RIFORMA GIUSTIZIA: IL MOMENTO DELLA VERITA’ PER IL PD

Marco Cavallotti dal sito “Il Legno storto”

Finalmente. L’impianto di una riforma della Giustizia è stato definito e presentato. Qualcuno che non ha ancora capito che sulle proposte vere si deve rispondere con argomenti veri, e non con vaniloqui che denunciano la violazione di una Costituzione che si vuole appunto modificare, o con il benaltrismo di chi non vede che il pessimo funzionamento della Giustizia non sta solo nei ritardi biblici, nelle omissioni, nelle approssimazioni, ma anche nello stesso suo impianto, che ha consentito fra l’altro che si arrivasse ad un vero e proprio conflitto permanente e gravissimo fra legislatori, amministratori e gruppi di magistrati organizzati politicamente. In verità, chi avesse voluto far del benaltrismo con fondamento avrebbe potuto rilevare la assoluta inadeguatezza culturale dei contendenti: talché comunque le speranze di migliorare davvero la Giustizia in Italia restano ancora vaghe e lontane. Parlamentari, amministratori e magistrati, con le ovvie ma non numerose eccezioni, mostrano – anzi, esprimono, come è ovvio – la crisi profonda di sapere, di serietà, di rispetto per il proprio ruolo che ha colpito tanta parte degli Italiani. Comunque vada, un passo importante è stato fatto, e proponendo provvedimenti che ben difficilmente potrebbero apparire strumentali, finalizzati alla “sopravvivenza” di questo o di quel personaggio, proiettati come sono su un arco di tempo lungo, visti gli adempimenti necessari. E altrettanto difficilmente potrebbero sembrare strani o cervellotici: sono quelli che rendono il nostro sistema giuridico più simile agli altri europei, sono gli stessi che una commissione parlamentare a maggioranza di sinistra aveva elaborato.

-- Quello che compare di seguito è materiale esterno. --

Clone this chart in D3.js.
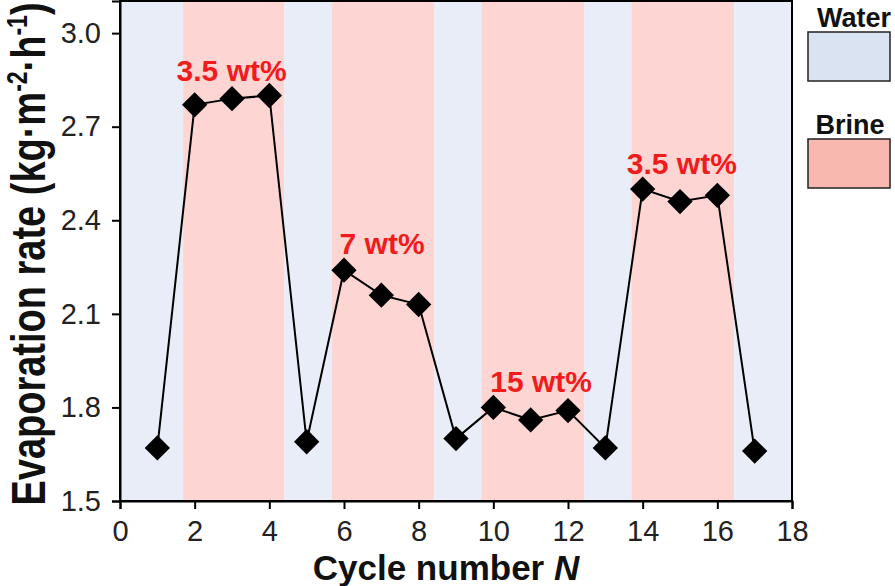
<!DOCTYPE html>
<html>
<head>
<meta charset="utf-8">
<script src="https://cdn.jsdelivr.net/npm/d3@7"></script>
<style>
  body { margin: 0; background: #fff; }
  svg text { font-family: "Liberation Sans", Arial, sans-serif; }
</style>
</head>
<body>
<svg id="chart" width="895" height="586"></svg>
<script>
const cycles = [1, 2, 3, 4, 5, 6, 7, 8, 9, 10, 11, 12, 13, 14, 15, 16, 17];
const rates = [1.67, 2.77, 2.79, 2.80, 1.69, 2.24, 2.16, 2.13, 1.70, 1.80, 1.76, 1.79, 1.67, 2.50, 2.46, 2.48, 1.66];

// background bands
const bandStarts = [0, 1.69, 4.4, 5.67, 8.42, 9.68, 12.44, 13.7, 16.45];
const bandEnds = [1.69, 4.4, 5.67, 8.42, 9.68, 12.44, 13.7, 16.45, 18];
const bandKinds = ['Water', 'Brine', 'Water', 'Brine', 'Water', 'Brine', 'Water', 'Brine', 'Water'];

const concLabels = ['3.5 wt%', '7 wt%', '15 wt%', '3.5 wt%'];
const concX = [2.99, 7.02, 11.28, 15.05];
const concY = [2.847, 2.293, 1.851, 2.549];

const xTicks = [0, 2, 4, 6, 8, 10, 12, 14, 16, 18];
const yTicks = [1.5, 1.8, 2.1, 2.4, 2.7, 3.0];

const colors = { Water: '#e8edf7', Brine: '#fdd5d2' };
const legendColors = { Water: '#dae3f1', Brine: '#f8b8b0' };

const margin = { left: 120, right: 103, top: 1, bottom: 85 };
const svg = d3.select('#chart');
const width = 895 - margin.left - margin.right;
const height = 586 - margin.top - margin.bottom;

const x = d3.scaleLinear().domain([0, 18]).range([0, width]);
const y = d3.scaleLinear().domain([1.5, 3.103]).range([height, 0]);

const g = svg.append('g').attr('transform', `translate(${margin.left},${margin.top})`);

g.selectAll('rect.band')
  .data(bandStarts)
  .enter().append('rect')
  .attr('class', 'band')
  .attr('x', d => x(d))
  .attr('y', 0)
  .attr('width', (d, i) => x(bandEnds[i]) - x(d))
  .attr('height', height)
  .attr('fill', (d, i) => colors[bandKinds[i]]);

// frame
g.append('rect')
  .attr('width', width).attr('height', height)
  .attr('fill', 'none').attr('stroke', '#000').attr('stroke-width', 2);

const xAxis = g.append('g')
  .attr('transform', `translate(0,${height})`)
  .call(d3.axisBottom(x).tickValues(xTicks).tickSize(8).tickPadding(11).tickFormat(d3.format('d')));
const yAxis = g.append('g')
  .call(d3.axisLeft(y).tickValues(yTicks).tickSize(8).tickPadding(11).tickFormat(d3.format('.1f')));

[xAxis, yAxis].forEach(a => {
  a.select('.domain').attr('stroke-width', 2);
  a.selectAll('.tick line').attr('stroke-width', 2);
  a.selectAll('.tick text')
    .attr('font-size', 29)
    .attr('fill', '#222')
    .style('font-family', '"Liberation Sans", Arial, sans-serif');
});

const line = d3.line().x((d, i) => x(cycles[i])).y(d => y(d));
g.append('path')
  .datum(rates)
  .attr('d', line)
  .attr('fill', 'none')
  .attr('stroke', '#000')
  .attr('stroke-width', 2);

g.selectAll('path.pt')
  .data(rates)
  .enter().append('path')
  .attr('class', 'pt')
  .attr('d', d3.symbol().type(d3.symbolSquare).size(320))
  .attr('transform', (d, i) => `translate(${x(cycles[i])},${y(d)}) rotate(45)`)
  .attr('fill', '#000');

g.selectAll('text.conc')
  .data(concLabels)
  .enter().append('text')
  .attr('class', 'conc')
  .attr('x', (d, i) => x(concX[i]))
  .attr('y', (d, i) => y(concY[i]))
  .attr('text-anchor', 'middle')
  .attr('font-size', 30)
  .attr('font-weight', 'bold')
  .attr('fill', '#f01c1c')
  .text(d => d);

// axis titles
svg.append('text')
  .attr('transform', 'translate(45,254) rotate(-90) scale(1,1.28)')
  .attr('text-anchor', 'middle')
  .attr('font-size', 38)
  .attr('font-weight', 'bold')
  .attr('fill', '#111')
  .html('Evaporation rate (kg·m<tspan dy="-14" font-size="23">-2</tspan><tspan dy="14">·h</tspan><tspan dy="-14" font-size="23">-1</tspan><tspan dy="14">)</tspan>');

svg.append('text')
  .attr('x', 446)
  .attr('y', 580)
  .attr('text-anchor', 'middle')
  .attr('font-size', 35)
  .attr('font-weight', 'bold')
  .attr('fill', '#111')
  .html('Cycle number <tspan font-style="italic">N</tspan>');

// legend
const legendNames = ['Water', 'Brine'];
const legendTop = [32, 139];
const lg = svg.append('g');
lg.selectAll('rect')
  .data(legendNames)
  .enter().append('rect')
  .attr('x', 808)
  .attr('y', (d, i) => legendTop[i])
  .attr('width', 82)
  .attr('height', 49)
  .attr('fill', d => legendColors[d])
  .attr('stroke', '#222')
  .attr('stroke-width', 1.5);
lg.selectAll('text')
  .data(legendNames)
  .enter().append('text')
  .attr('x', (d, i) => [854, 850][i])
  .attr('y', (d, i) => legendTop[i] - 5)
  .attr('text-anchor', 'middle')
  .attr('font-size', 27)
  .attr('font-weight', 'bold')
  .attr('fill', '#111')
  .text(d => d);
</script>
</body>
</html>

Rimangiarseli ora e definirli frutto di una cultura “fascista” è sempre possibile – tale è l’impudicizia di molti esponenti dell’Opposizione. Ma non credo che gli elettori abbiano una memoria tanto corta. Resta un rimpianto e un interrogativo: vista la natura e il carattere dei provvedimenti proposti, assolutamente non definibili “ad personam”, mentre sembra legittimo chiedersi perché proporli ora e non due anni fa, quando il clima politico era assai meno deteriorato. Tanto più che sembra di intendere che lo stesso Fini ed i suoi, ritenuti probabilmente a ragione grandi “amici” di questi magistrati, ora finiranno per appoggiare la riforma. A meno che questa sua decisione non rappresenti la sua ennesima giravolta, vista la mala parata.